The armies were composed very differently: the peasant army under the leadership of Guillaume Cale reportedly numbered 4,000 peasants and seem to have included no participation from the Parisian forces, while the army at Meaux had a core of nearly 1,000 Parisian troops, sent by Étienne Marcel, and a large number of Jacques and other villagers who had been pressed into service by the Parisian commanders along the way. The motives of the latter for joining the uprising were mixed. Some were subsequently to claim that they acted under duress.

==Battle==
On the morning of 10 June 1358, the peasant army was lined up on the hillside near Mello, archers in the front rank, infantry behind them and cavalry forming an emergency reserve. The position was a strong one and the force of nobles, being weaker in numbers than their opponents, would have had difficulties in breaking through the peasant army's lines had the situation remained the same. However, Charles of Navarre had a plan to deal with the peasant leader Guillaume Cale before hostilities began, thus cutting the head off his opponent's army. A message was dispatched inviting Cale for treaty talks with the leader of the noble army, inviting the rebels to disperse unharmed. Cale was offered safe-passage through the noble-led army for the talks and agreed. Once he entered the noble lines he was seized and thrown in irons. That evening he was tortured to death and the remnants of his army were scattered. The medieval codes of chivalry did not apparently apply to peasant leaders.

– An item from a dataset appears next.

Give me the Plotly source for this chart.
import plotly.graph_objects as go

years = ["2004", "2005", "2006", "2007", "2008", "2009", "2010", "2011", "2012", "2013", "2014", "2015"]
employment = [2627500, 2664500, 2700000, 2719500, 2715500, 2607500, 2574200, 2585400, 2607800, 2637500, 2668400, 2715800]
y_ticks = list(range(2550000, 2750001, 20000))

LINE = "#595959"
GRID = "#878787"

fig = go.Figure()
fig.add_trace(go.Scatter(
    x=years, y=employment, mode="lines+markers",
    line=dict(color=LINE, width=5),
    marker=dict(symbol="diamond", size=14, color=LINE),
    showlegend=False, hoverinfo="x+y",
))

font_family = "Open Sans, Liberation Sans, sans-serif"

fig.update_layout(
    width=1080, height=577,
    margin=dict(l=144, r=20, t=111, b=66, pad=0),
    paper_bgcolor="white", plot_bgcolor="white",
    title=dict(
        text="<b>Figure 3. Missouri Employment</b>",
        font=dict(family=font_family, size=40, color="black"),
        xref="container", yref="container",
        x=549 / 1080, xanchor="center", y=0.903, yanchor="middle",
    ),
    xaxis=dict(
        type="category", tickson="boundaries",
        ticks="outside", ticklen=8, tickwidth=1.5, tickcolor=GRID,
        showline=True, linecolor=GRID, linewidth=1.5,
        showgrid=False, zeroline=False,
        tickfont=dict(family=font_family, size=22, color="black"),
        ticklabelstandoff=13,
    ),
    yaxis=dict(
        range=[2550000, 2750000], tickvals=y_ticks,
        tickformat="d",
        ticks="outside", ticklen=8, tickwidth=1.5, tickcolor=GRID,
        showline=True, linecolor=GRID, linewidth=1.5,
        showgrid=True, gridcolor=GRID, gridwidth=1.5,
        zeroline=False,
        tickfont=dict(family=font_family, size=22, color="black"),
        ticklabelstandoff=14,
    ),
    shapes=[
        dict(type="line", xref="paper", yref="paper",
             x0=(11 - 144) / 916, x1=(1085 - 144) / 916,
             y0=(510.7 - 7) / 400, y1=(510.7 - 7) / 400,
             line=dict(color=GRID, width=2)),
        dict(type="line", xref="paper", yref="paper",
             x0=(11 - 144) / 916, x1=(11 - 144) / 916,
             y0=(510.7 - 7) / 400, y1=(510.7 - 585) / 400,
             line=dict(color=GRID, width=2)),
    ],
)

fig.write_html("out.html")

With their leader gone, the peasant army's morale plummeted and their line fell apart, allowing a cavalry charge to break through their centre. This caused the peasants to break into a shapeless mass. This mass was then systematically exterminated, the charge led by Charles of Navarre. Significantly, even against such inferior opposition, the main body of the French noble army fought on foot demonstrating that they had learnt the lesson of the ineffectiveness of cavalry against archers in a secure position taught at the Battle of Crécy twelve years before. Many of the peasants were hunted down and killed on the spot, or later in great mass executions by beheading, hanging or even more violent deaths.

==Battle of Meaux==
The second engagement of the battle was fought simultaneously in the town of Meaux, where the garrison of the castle of Marché was preparing for an assault. Realising that the peasant army was not prepared for a conventional battle in the streets of the town, the two dozen soldiers in the keep sallied out on horseback. The peasant army had been feasting with the sympathetic townsfolk the night before, and were still hazy from their excesses when the cavalry hit their packed ranks. The Parisian forces fought hardest before breaking, but within minutes the entire army was nothing but a panicked rabble blocking every street away from the castle. They were joined by the town's populace, who also feared vengeance for their support of the peasants, and the cavalry simply hacked their way through the masses, killing dozens if not hundreds of people for the loss of just one of their own. When the peasants had been driven out the entire town was razed to the ground as punishment for disloyalty.

==Aftermath==
Refugees from the Jacquerie army and Meaux spread out across the countryside where they were exterminated along with thousands of other peasants, many innocent of any involvement in the rebellion, by the vengeful nobles and their mercenary allies. Villages were burnt, crops destroyed and families executed, reducing a valuable farming area into a wasteland as revenge. The Beauvais and many unaffected surrounding areas were thus blighted for decades to come. The Paris Jacquerie collapsed without the support of the food producing peasants in the countryside, and the entire area was within noble control again by the end of the year.